Repeat the listing word for word. No pictures belong in the copy.
####
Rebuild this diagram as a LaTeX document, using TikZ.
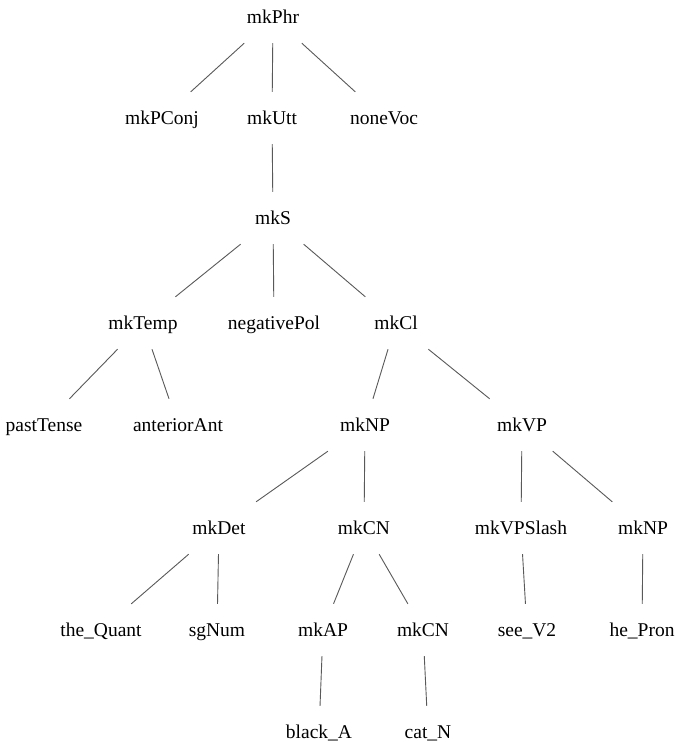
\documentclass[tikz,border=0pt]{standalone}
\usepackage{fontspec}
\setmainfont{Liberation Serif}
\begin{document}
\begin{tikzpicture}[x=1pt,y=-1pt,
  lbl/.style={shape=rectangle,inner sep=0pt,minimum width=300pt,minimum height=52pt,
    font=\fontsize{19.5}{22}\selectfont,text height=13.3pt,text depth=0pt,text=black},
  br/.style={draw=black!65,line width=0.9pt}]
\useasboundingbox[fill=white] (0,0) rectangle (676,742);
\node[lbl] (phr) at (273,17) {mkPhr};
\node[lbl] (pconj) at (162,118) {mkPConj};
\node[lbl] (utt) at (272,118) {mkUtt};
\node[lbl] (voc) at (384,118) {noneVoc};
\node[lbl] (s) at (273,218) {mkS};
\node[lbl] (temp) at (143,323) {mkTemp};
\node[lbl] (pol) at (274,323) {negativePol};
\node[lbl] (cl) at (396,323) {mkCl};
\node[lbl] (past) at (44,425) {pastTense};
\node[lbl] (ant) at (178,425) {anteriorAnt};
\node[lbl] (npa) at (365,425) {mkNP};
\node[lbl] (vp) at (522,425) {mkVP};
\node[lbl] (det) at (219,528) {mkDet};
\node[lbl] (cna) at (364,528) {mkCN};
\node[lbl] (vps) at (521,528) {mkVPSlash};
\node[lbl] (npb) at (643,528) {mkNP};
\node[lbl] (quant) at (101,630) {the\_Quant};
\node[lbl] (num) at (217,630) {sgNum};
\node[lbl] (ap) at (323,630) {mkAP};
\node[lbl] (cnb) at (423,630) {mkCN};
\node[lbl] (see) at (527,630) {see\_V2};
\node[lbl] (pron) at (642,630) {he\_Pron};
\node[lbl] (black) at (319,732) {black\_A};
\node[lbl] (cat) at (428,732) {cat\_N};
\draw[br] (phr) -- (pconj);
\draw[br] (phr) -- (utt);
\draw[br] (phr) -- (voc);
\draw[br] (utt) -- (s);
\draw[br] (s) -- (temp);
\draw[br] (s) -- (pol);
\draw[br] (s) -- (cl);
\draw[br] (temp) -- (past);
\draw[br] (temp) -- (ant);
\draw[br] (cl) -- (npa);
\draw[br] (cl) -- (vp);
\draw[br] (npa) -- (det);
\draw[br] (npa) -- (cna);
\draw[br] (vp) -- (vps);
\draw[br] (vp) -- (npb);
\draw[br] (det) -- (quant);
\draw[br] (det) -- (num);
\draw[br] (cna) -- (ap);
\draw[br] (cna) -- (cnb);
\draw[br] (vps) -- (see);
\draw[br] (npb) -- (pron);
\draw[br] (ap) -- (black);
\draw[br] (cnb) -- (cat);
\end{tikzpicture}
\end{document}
####
# Right answer
Rebuild this diagram as a LaTeX document, using TikZ.
\documentclass[tikz,border=0pt]{standalone}
\usepackage{fontspec}
\setmainfont{Liberation Serif}
\begin{document}
\begin{tikzpicture}[x=1pt,y=-1pt,
  lbl/.style={shape=rectangle,inner sep=0pt,minimum width=300pt,minimum height=52pt,
    font=\fontsize{19.5}{22}\selectfont,text height=13.3pt,text depth=0pt,text=black},
  br/.style={draw=black!65,line width=0.9pt}]
\useasboundingbox[fill=white] (0,0) rectangle (676,742);
\node[lbl] (phr) at (273,17) {mkPhr};
\node[lbl] (pconj) at (162,118) {mkPConj};
\node[lbl] (utt) at (272,118) {mkUtt};
\node[lbl] (voc) at (384,118) {noneVoc};
\node[lbl] (s) at (273,218) {mkS};
\node[lbl] (temp) at (143,323) {mkTemp};
\node[lbl] (pol) at (274,323) {negativePol};
\node[lbl] (cl) at (396,323) {mkCl};
\node[lbl] (past) at (44,425) {pastTense};
\node[lbl] (ant) at (178,425) {anteriorAnt};
\node[lbl] (npa) at (365,425) {mkNP};
\node[lbl] (vp) at (522,425) {mkVP};
\node[lbl] (det) at (219,528) {mkDet};
\node[lbl] (cna) at (364,528) {mkCN};
\node[lbl] (vps) at (521,528) {mkVPSlash};
\node[lbl] (npb) at (643,528) {mkNP};
\node[lbl] (quant) at (101,630) {the\_Quant};
\node[lbl] (num) at (217,630) {sgNum};
\node[lbl] (ap) at (323,630) {mkAP};
\node[lbl] (cnb) at (423,630) {mkCN};
\node[lbl] (see) at (527,630) {see\_V2};
\node[lbl] (pron) at (642,630) {he\_Pron};
\node[lbl] (black) at (319,732) {black\_A};
\node[lbl] (cat) at (428,732) {cat\_N};
\draw[br] (phr) -- (pconj);
\draw[br] (phr) -- (utt);
\draw[br] (phr) -- (voc);
\draw[br] (utt) -- (s);
\draw[br] (s) -- (temp);
\draw[br] (s) -- (pol);
\draw[br] (s) -- (cl);
\draw[br] (temp) -- (past);
\draw[br] (temp) -- (ant);
\draw[br] (cl) -- (npa);
\draw[br] (cl) -- (vp);
\draw[br] (npa) -- (det);
\draw[br] (npa) -- (cna);
\draw[br] (vp) -- (vps);
\draw[br] (vp) -- (npb);
\draw[br] (det) -- (quant);
\draw[br] (det) -- (num);
\draw[br] (cna) -- (ap);
\draw[br] (cna) -- (cnb);
\draw[br] (vps) -- (see);
\draw[br] (npb) -- (pron);
\draw[br] (ap) -- (black);
\draw[br] (cnb) -- (cat);
\end{tikzpicture}
\end{document}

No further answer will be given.